If Base implements std::fmt::Debug, Automaton also implements Debug, and will print its current mode.

Usage

use mode::*;
use std::fmt::Debug;
 
struct MyFamily;
impl Family for MyFamily {
    type Base = dyn MyBase;
    type Mode = Box<dyn MyBase>;
    type Input = ();
    type Output = Box<dyn MyBase>;
}
 
trait MyBase : boxed::Mode<Family = MyFamily> + Debug { } // TODO: Add common interface.
 
#[derive(Debug)]
struct MyMode {
    pub foo : i32,
    pub bar : &'static str,
}
 
impl MyBase for MyMode { } // TODO: Implement common interface.
 
impl boxed::Mode for MyMode {
    type Family = MyFamily;
    fn swap(self : Box<Self>, _input : ()) -> Box<dyn MyBase> { self } // TODO
}
 
let automaton = MyFamily::automaton_with_mode(Box::new(MyMode { foo: 3, bar: "Hello, World!" }));
dbg!(automaton);

fn fmt(&self, formatter: &mut Formatter) -> Result

Formats the value using the given formatter.

impl<F: ?Sized> Default for Automaton<F> where
    F: Family,
    F::Mode: Default, 

fn default() -> Self

Creates a new Automaton with the default Mode active. This is equivalent to calling Automaton::new().

See note on new() for more on when this function can be used.

impl<F: ?Sized> Deref for Automaton<F> where
    F: Family,
    F::Mode: Borrow<F::Base>, 

type Target = F::Base

The resulting type after dereferencing.

fn deref(&self) -> &F::Base

Returns an immutable reference to the current Mode as a &F::Base, allowing functions to be called on the inner Mode.

impl<F: ?Sized> DerefMut for Automaton<F> where
    F: Family,
    F::Mode: Borrow<F::Base> + BorrowMut<F::Base>, 

fn deref_mut(&mut self) -> &mut F::Base

Returns a mutable reference to the current Mode as a &mut F::Base, allowing functions to be called on the inner Mode.
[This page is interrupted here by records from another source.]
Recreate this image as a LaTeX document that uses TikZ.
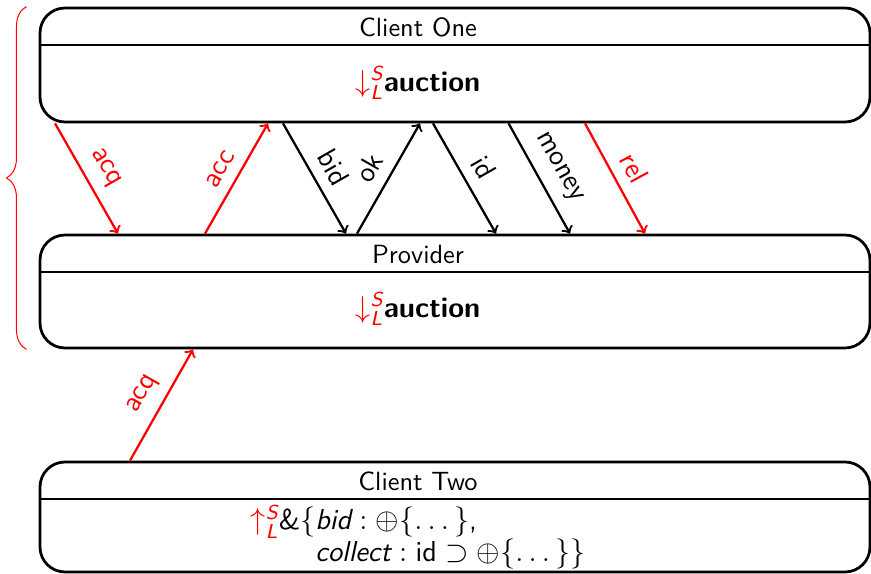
\documentclass[tikz,border=0pt]{standalone}
\usepackage{amsmath, amssymb}
\usetikzlibrary{decorations.pathreplacing}

\newcommand{\fld}[1]{\text{\itshape #1}}
\newcommand{\downS}{\textcolor{red}{\downarrow^{\fld{S}}_{\fld{L}}}}
\newcommand{\upS}{\textcolor{red}{\uparrow^{\fld{S}}_{\fld{L}}}}

\begin{document}
\begin{tikzpicture}[
    font=\sffamily\fontsize{10.5}{12.6}\selectfont,
    proc/.style={draw, line width=1.1pt, rounded corners=0.35cm, minimum width=11.62cm, inner sep=0pt},
    type/.style={font=\sffamily\fontsize{11.5}{12.7}\selectfont},
    msg/.style={->, line width=0.9pt},
    lbl/.style={midway, sloped, above=1pt, font=\sffamily\fontsize{11.5}{13.8}\selectfont}
]
    \useasboundingbox (0,0) rectangle (12.194,8.036);

    % the three processes
    \node[proc, minimum height=1.596cm] (one) at (6.37,7.126) {};
    \node[proc, minimum height=1.582cm] (prov) at (6.37,3.955) {};
    \node[proc, minimum height=1.54cm] (two) at (6.37,0.798) {};

    \draw[line width=1.1pt] (0,7.406 -| one.west) -- (0,7.406 -| one.east);
    \draw[line width=1.1pt] (0,4.228 -| prov.west) -- (0,4.228 -| prov.east);
    \draw[line width=1.1pt] (0,1.05 -| two.west) -- (0,1.05 -| two.east);

    \node (one-title) at (5.852,7.658) {Client One};
    \node[type] (one-type) at (5.852,6.874) {$\downS$\textbf{auction}};
    \node (prov-title) at (5.852,4.466) {Provider};
    \node[type] (prov-type) at (5.852,3.71) {$\downS$\textbf{auction}};
    \node (two-title) at (5.852,1.302) {Client Two};
    \node[type, align=left] (two-type) at (5.852,0.518)
        {$\upS\text{\&}\{\fld{bid} : \oplus\{\dots\}$,\\
         $\hphantom{\upS\text{\&}\{}\fld{collect} : \text{id} \supset \oplus\{\dots\}\}$};

    % messages between client one and the provider
    \foreach \i/\from/\xa/\to/\xb/\col/\txt in {
        1/one.south/0.77/prov.north/1.652/red/acq,
        2/prov.north/2.87/one.south/3.752/red/acc,
        3/one.south/3.962/prov.north/4.844/black/bid,
        4/prov.north/4.998/one.south/5.88/black/ok,
        5/one.south/6.062/prov.north/6.944/black/id,
        6/one.south/7.12/prov.north/7.98/black/money,
        7/one.south/8.19/prov.north/9.03/red/rel} {
        \coordinate (m\i-a) at (\xa,0 |- \from);
        \coordinate (m\i-b) at (\xb,0 |- \to);
        \draw[msg, \col] (m\i-a) -- (m\i-b) node[lbl] {\txt};
    }

    % client two joins
    \coordinate (j-a) at (1.82,0 |- two.north);
    \coordinate (j-b) at (2.702,0 |- prov.south);
    \draw[msg, red] (j-a) -- (j-b) node[lbl] {acq};

    \coordinate (brace-bot) at ([xshift=-0.17cm]prov.south west);
    \coordinate (brace-top) at ([xshift=-0.17cm]one.north west);
    \draw[red, thin, decorate, decoration={brace, amplitude=0.28cm}] (brace-bot) -- (brace-top);
\end{tikzpicture}
\end{document}
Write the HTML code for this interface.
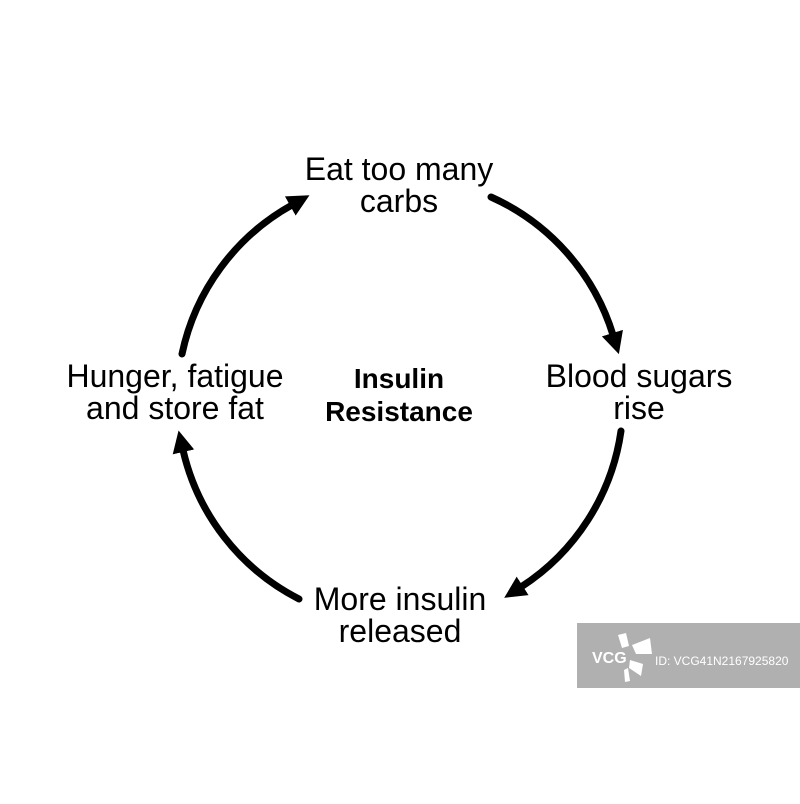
<!DOCTYPE html>
<html><head><style>html,body{margin:0;padding:0;background:#fff}</style></head>
<body>
<svg width="800" height="799" viewBox="0 0 800 799" xmlns="http://www.w3.org/2000/svg">
<defs>
<marker id="ah" markerUnits="userSpaceOnUse" markerWidth="30" markerHeight="30" refX="2" refY="11" orient="auto">
<path d="M0,0 L22,11 L0,22 Z" fill="#000"/>
</marker>
</defs>
<g fill="none" stroke="#000" stroke-width="7" stroke-linecap="round">
<path d="M491,197 A223,223 0 0 1 613,335" marker-end="url(#ah)"/>
<path d="M621,431 A223,223 0 0 1 521,587" marker-end="url(#ah)"/>
<path d="M299,599 A223,223 0 0 1 183,450" marker-end="url(#ah)"/>
<path d="M182,354 A223,223 0 0 1 292,205" marker-end="url(#ah)"/>
</g>
<g font-family="Liberation Sans, sans-serif" font-size="32" text-anchor="middle" fill="#000">
<text x="399" y="180">Eat too many</text>
<text x="399" y="212">carbs</text>
<text x="639" y="387">Blood sugars</text>
<text x="639" y="419">rise</text>
<text x="400" y="610">More insulin</text>
<text x="400" y="642">released</text>
<text x="175" y="387">Hunger, fatigue</text>
<text x="175" y="419">and store fat</text>
</g>
<g font-family="Liberation Sans, sans-serif" font-size="28" font-weight="bold" text-anchor="middle" fill="#000">
<text x="399" y="388">Insulin</text>
<text x="399" y="421">Resistance</text>
</g>
<rect x="577" y="623" width="223" height="65" fill="#b0b0b0"/>
<g fill="#fff">
<text x="592" y="663" font-family="Liberation Sans, sans-serif" font-size="16" font-weight="bold">VCG</text>
<polygon points="618,635 626,633 629,646 622,648"/>
<polygon points="632,645 650,638 652,654 636,654"/>
<polygon points="630,660 643,664 641,676 629,668"/>
<polygon points="628,668 630,681 625,682 624,670"/>
<text x="655" y="665" font-family="Liberation Sans, sans-serif" font-size="12">ID: VCG41N2167925820</text>
</g>
</svg>
</body></html>
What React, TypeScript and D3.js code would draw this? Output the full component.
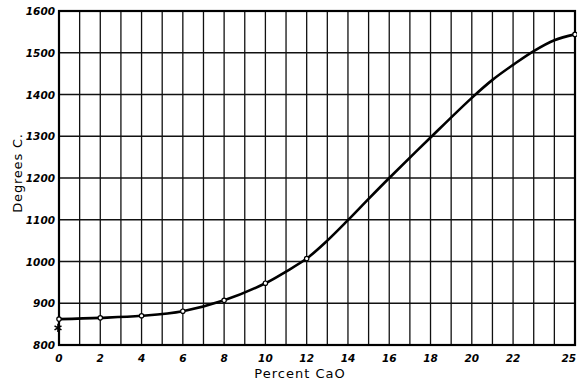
import React from "react";
import * as d3 from "d3";

// Liquidus temperature vs. lime content
const percentCaO = [0, 2, 4, 6, 8, 10, 11, 12, 13, 14, 15, 16, 18, 20, 21, 22, 23, 24, 25];
const degreesC = [862, 865, 870, 881, 907, 948, 976, 1007, 1050, 1099, 1150, 1200, 1297, 1392, 1435, 1471, 1504, 1530, 1544];
const markedX = [0, 2, 4, 6, 8, 10, 12, 25];
const starPoint = { x: 0, y: 841 };
const xTickLabels = [0, 2, 4, 6, 8, 10, 12, 14, 16, 18, 20, 22, 25];
const yTickLabels = [800, 900, 1000, 1100, 1200, 1300, 1400, 1500, 1600];

const W = 577;
const H = 385;
const margin = { left: 59, right: 2, top: 11, bottom: 40 };

export default function App() {
  const x = d3.scaleLinear().domain([0, 25]).range([margin.left, W - margin.right]);
  const y = d3.scaleLinear().domain([800, 1600]).range([H - margin.bottom, margin.top]);
  const pts: [number, number][] = percentCaO.map((v, i) => [v, degreesC[i]]);
  const line = d3
    .line<[number, number]>()
    .x((d) => x(d[0]))
    .y((d) => y(d[1]))
    .curve(d3.curveCatmullRom.alpha(0.5));
  const vLines = d3.range(1, 25);
  const hLines = yTickLabels.slice(1, -1);
  const lookup = new Map(percentCaO.map((v, i) => [v, degreesC[i]]));
  const numFont = { fontFamily: "DejaVu Sans", fontStyle: "italic", fontWeight: 700, fontSize: 10.5 } as const;
  const star = d3.symbol(d3.symbolAsterisk, 45)() || "";

  return (
    <svg width={W} height={H} style={{ position: "absolute", left: 0, top: 0, background: "#fff" }}>
      <rect width={W} height={H} fill="#fff" />
      {vLines.map((v) => (
        <line key={"v" + v} x1={x(v)} x2={x(v)} y1={y(800)} y2={y(1600)} stroke="#111" strokeWidth={1.3} />
      ))}
      {hLines.map((v) => (
        <line key={"h" + v} x1={x(0)} x2={x(25)} y1={y(v)} y2={y(v)} stroke="#111" strokeWidth={1.4} />
      ))}
      <rect x={x(0)} y={y(1600)} width={x(25) - x(0)} height={y(800) - y(1600)} fill="none" stroke="#000" strokeWidth={2.2} />
      <path d={line(pts) || ""} fill="none" stroke="#000" strokeWidth={2.6} strokeLinejoin="round" />
      {markedX.map((v) => (
        <circle key={"c" + v} cx={x(v)} cy={y(lookup.get(v) as number)} r={2.2} fill="#fff" stroke="#000" strokeWidth={1.2} />
      ))}
      <path d={star} transform={`translate(${x(starPoint.x) - 1},${y(starPoint.y)})`} fill="none" stroke="#000" strokeWidth={1.6} />
      {yTickLabels.map((v) => (
        <text key={"yl" + v} x={x(0) - 4} y={y(v) + 4} textAnchor="end" style={numFont}>
          {v}
        </text>
      ))}
      {xTickLabels.map((v) => (
        <text
          key={"xl" + v}
          x={v === 25 ? W - 1 : x(v)}
          y={y(800) + 17}
          textAnchor={v === 25 ? "end" : "middle"}
          style={numFont}
        >
          {v}
        </text>
      ))}
      <text x={300} y={378} textAnchor="middle" fontFamily="DejaVu Sans" fontSize={13} letterSpacing={1}>
        Percent CaO
      </text>
      <text
        transform={`translate(${22},${173}) rotate(-90)`}
        textAnchor="middle"
        fontFamily="DejaVu Sans"
        fontSize={13}
        letterSpacing={0.8}
      >
        Degrees C.
      </text>
    </svg>
  );
}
impl<F: ?Sized> Display for Automaton<F> where
    F: Family,
    F::Mode: Borrow<F::Base>,
    F::Base: Display, 

If Base implements std::fmt::Display, Automaton also implements Display, and will print its current mode.

Usage

use mode::*;
use std::fmt::{Display, Formatter, Result};
 
struct MyFamily;
impl Family for MyFamily {
    type Base = dyn MyBase;
    type Mode = Box<dyn MyBase>;
    type Input = ();
    type Output = Box<dyn MyBase>;
}
 
trait MyBase : boxed::Mode<Family = MyFamily> + Display { } // TODO: Add common interface.
 
struct MyMode {
    pub foo : i32,
    pub bar : &'static str,
}
 
impl Display for MyMode {
    fn fmt(&self, f : &mut Formatter<'_>) -> Result {
        write!(f, "Foo is {}, and bar is \"{}\".", self.foo, self.bar)
    }
}
 
impl MyBase for MyMode { } // TODO: Implement common interface.
 
impl boxed::Mode for MyMode {
    type Family = MyFamily;
    fn swap(self : Box<Self>, _input : ()) -> Box<dyn MyBase> { self } // TODO
}
 
let automaton = MyFamily::automaton_with_mode(Box::new(MyMode { foo: 3, bar: "Hello, World!" }));
println!("{}", automaton);

fn fmt(&self, formatter: &mut Formatter) -> Result

Formats the value using the given formatter.